# RECORDED DATA

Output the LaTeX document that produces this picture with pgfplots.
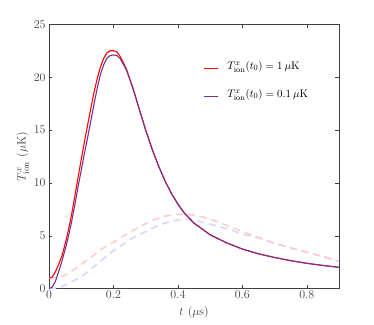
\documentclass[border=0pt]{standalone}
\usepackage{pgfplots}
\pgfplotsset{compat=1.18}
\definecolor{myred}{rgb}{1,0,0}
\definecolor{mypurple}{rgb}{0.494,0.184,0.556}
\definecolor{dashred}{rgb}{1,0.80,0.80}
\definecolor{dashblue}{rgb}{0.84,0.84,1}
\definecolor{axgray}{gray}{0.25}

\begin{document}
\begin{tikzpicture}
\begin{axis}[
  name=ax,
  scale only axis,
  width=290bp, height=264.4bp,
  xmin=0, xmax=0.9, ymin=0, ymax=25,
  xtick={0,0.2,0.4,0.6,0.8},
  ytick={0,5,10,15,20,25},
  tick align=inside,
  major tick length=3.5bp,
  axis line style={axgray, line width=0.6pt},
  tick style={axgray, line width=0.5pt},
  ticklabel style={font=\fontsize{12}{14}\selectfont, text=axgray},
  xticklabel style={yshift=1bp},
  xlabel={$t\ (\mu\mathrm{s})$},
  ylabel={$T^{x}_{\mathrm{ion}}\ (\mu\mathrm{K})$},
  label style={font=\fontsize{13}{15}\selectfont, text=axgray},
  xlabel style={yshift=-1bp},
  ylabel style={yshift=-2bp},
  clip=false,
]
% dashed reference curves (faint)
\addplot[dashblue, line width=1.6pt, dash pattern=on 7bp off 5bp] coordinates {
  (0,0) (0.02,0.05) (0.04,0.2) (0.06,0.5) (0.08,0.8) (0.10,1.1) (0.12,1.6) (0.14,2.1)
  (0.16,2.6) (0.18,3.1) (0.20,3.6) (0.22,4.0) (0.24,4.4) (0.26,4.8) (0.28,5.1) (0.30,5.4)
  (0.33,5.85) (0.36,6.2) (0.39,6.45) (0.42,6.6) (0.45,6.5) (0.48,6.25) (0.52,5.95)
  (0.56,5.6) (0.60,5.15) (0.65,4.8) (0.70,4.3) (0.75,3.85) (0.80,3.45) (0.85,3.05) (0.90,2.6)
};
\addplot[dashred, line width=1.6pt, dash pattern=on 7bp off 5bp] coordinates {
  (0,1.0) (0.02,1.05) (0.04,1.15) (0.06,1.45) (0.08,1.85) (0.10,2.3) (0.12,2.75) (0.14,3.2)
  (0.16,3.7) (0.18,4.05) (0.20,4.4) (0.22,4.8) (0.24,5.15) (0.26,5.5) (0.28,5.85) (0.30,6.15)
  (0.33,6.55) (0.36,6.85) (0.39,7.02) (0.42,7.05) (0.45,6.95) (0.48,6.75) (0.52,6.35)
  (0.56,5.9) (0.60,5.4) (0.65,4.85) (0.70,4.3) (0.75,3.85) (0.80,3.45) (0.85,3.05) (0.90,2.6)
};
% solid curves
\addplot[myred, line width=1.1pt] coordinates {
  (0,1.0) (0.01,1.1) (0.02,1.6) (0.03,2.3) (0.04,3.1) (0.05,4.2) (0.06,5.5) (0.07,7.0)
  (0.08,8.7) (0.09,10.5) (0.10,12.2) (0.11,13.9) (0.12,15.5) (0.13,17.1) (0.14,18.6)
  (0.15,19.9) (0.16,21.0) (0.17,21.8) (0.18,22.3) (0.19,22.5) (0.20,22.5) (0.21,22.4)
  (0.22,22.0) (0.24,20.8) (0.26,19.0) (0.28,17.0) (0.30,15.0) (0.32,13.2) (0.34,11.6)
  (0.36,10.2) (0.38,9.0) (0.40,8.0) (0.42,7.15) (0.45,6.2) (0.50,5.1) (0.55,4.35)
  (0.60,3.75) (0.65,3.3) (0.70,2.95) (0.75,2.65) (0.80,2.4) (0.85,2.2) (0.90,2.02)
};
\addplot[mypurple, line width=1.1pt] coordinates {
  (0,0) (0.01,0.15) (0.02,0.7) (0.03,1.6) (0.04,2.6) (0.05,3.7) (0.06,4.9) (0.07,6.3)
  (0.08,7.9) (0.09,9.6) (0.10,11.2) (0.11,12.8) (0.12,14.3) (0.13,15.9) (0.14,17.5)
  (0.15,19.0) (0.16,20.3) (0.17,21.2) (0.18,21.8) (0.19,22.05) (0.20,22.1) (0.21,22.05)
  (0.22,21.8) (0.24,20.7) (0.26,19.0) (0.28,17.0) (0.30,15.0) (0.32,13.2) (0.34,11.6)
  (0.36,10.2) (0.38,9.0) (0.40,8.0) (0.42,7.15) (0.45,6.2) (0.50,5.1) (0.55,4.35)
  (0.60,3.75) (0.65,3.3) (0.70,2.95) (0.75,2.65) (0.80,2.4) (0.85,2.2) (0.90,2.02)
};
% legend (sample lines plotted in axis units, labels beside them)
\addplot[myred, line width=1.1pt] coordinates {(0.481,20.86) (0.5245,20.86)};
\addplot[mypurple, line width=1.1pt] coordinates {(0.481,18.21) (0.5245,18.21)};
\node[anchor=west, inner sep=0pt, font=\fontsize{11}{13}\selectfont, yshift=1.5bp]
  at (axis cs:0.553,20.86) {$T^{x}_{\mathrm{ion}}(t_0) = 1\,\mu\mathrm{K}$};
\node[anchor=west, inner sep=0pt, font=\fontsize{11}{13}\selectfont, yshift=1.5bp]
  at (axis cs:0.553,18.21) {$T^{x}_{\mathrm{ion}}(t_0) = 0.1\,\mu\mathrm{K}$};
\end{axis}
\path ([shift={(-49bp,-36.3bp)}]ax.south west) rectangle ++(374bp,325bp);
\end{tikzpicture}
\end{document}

# EXERCISE REQUIREMENTS
Repeat the material above in full and exactly, apart from the pictures.

# EXERCISE OUTPUT
Output the LaTeX document that produces this picture with pgfplots.
\documentclass[border=0pt]{standalone}
\usepackage{pgfplots}
\pgfplotsset{compat=1.18}
\definecolor{myred}{rgb}{1,0,0}
\definecolor{mypurple}{rgb}{0.494,0.184,0.556}
\definecolor{dashred}{rgb}{1,0.80,0.80}
\definecolor{dashblue}{rgb}{0.84,0.84,1}
\definecolor{axgray}{gray}{0.25}

\begin{document}
\begin{tikzpicture}
\begin{axis}[
  name=ax,
  scale only axis,
  width=290bp, height=264.4bp,
  xmin=0, xmax=0.9, ymin=0, ymax=25,
  xtick={0,0.2,0.4,0.6,0.8},
  ytick={0,5,10,15,20,25},
  tick align=inside,
  major tick length=3.5bp,
  axis line style={axgray, line width=0.6pt},
  tick style={axgray, line width=0.5pt},
  ticklabel style={font=\fontsize{12}{14}\selectfont, text=axgray},
  xticklabel style={yshift=1bp},
  xlabel={$t\ (\mu\mathrm{s})$},
  ylabel={$T^{x}_{\mathrm{ion}}\ (\mu\mathrm{K})$},
  label style={font=\fontsize{13}{15}\selectfont, text=axgray},
  xlabel style={yshift=-1bp},
  ylabel style={yshift=-2bp},
  clip=false,
]
% dashed reference curves (faint)
\addplot[dashblue, line width=1.6pt, dash pattern=on 7bp off 5bp] coordinates {
  (0,0) (0.02,0.05) (0.04,0.2) (0.06,0.5) (0.08,0.8) (0.10,1.1) (0.12,1.6) (0.14,2.1)
  (0.16,2.6) (0.18,3.1) (0.20,3.6) (0.22,4.0) (0.24,4.4) (0.26,4.8) (0.28,5.1) (0.30,5.4)
  (0.33,5.85) (0.36,6.2) (0.39,6.45) (0.42,6.6) (0.45,6.5) (0.48,6.25) (0.52,5.95)
  (0.56,5.6) (0.60,5.15) (0.65,4.8) (0.70,4.3) (0.75,3.85) (0.80,3.45) (0.85,3.05) (0.90,2.6)
};
\addplot[dashred, line width=1.6pt, dash pattern=on 7bp off 5bp] coordinates {
  (0,1.0) (0.02,1.05) (0.04,1.15) (0.06,1.45) (0.08,1.85) (0.10,2.3) (0.12,2.75) (0.14,3.2)
  (0.16,3.7) (0.18,4.05) (0.20,4.4) (0.22,4.8) (0.24,5.15) (0.26,5.5) (0.28,5.85) (0.30,6.15)
  (0.33,6.55) (0.36,6.85) (0.39,7.02) (0.42,7.05) (0.45,6.95) (0.48,6.75) (0.52,6.35)
  (0.56,5.9) (0.60,5.4) (0.65,4.85) (0.70,4.3) (0.75,3.85) (0.80,3.45) (0.85,3.05) (0.90,2.6)
};
% solid curves
\addplot[myred, line width=1.1pt] coordinates {
  (0,1.0) (0.01,1.1) (0.02,1.6) (0.03,2.3) (0.04,3.1) (0.05,4.2) (0.06,5.5) (0.07,7.0)
  (0.08,8.7) (0.09,10.5) (0.10,12.2) (0.11,13.9) (0.12,15.5) (0.13,17.1) (0.14,18.6)
  (0.15,19.9) (0.16,21.0) (0.17,21.8) (0.18,22.3) (0.19,22.5) (0.20,22.5) (0.21,22.4)
  (0.22,22.0) (0.24,20.8) (0.26,19.0) (0.28,17.0) (0.30,15.0) (0.32,13.2) (0.34,11.6)
  (0.36,10.2) (0.38,9.0) (0.40,8.0) (0.42,7.15) (0.45,6.2) (0.50,5.1) (0.55,4.35)
  (0.60,3.75) (0.65,3.3) (0.70,2.95) (0.75,2.65) (0.80,2.4) (0.85,2.2) (0.90,2.02)
};
\addplot[mypurple, line width=1.1pt] coordinates {
  (0,0) (0.01,0.15) (0.02,0.7) (0.03,1.6) (0.04,2.6) (0.05,3.7) (0.06,4.9) (0.07,6.3)
  (0.08,7.9) (0.09,9.6) (0.10,11.2) (0.11,12.8) (0.12,14.3) (0.13,15.9) (0.14,17.5)
  (0.15,19.0) (0.16,20.3) (0.17,21.2) (0.18,21.8) (0.19,22.05) (0.20,22.1) (0.21,22.05)
  (0.22,21.8) (0.24,20.7) (0.26,19.0) (0.28,17.0) (0.30,15.0) (0.32,13.2) (0.34,11.6)
  (0.36,10.2) (0.38,9.0) (0.40,8.0) (0.42,7.15) (0.45,6.2) (0.50,5.1) (0.55,4.35)
  (0.60,3.75) (0.65,3.3) (0.70,2.95) (0.75,2.65) (0.80,2.4) (0.85,2.2) (0.90,2.02)
};
% legend (sample lines plotted in axis units, labels beside them)
\addplot[myred, line width=1.1pt] coordinates {(0.481,20.86) (0.5245,20.86)};
\addplot[mypurple, line width=1.1pt] coordinates {(0.481,18.21) (0.5245,18.21)};
\node[anchor=west, inner sep=0pt, font=\fontsize{11}{13}\selectfont, yshift=1.5bp]
  at (axis cs:0.553,20.86) {$T^{x}_{\mathrm{ion}}(t_0) = 1\,\mu\mathrm{K}$};
\node[anchor=west, inner sep=0pt, font=\fontsize{11}{13}\selectfont, yshift=1.5bp]
  at (axis cs:0.553,18.21) {$T^{x}_{\mathrm{ion}}(t_0) = 0.1\,\mu\mathrm{K}$};
\end{axis}
\path ([shift={(-49bp,-36.3bp)}]ax.south west) rectangle ++(374bp,325bp);
\end{tikzpicture}
\end{document}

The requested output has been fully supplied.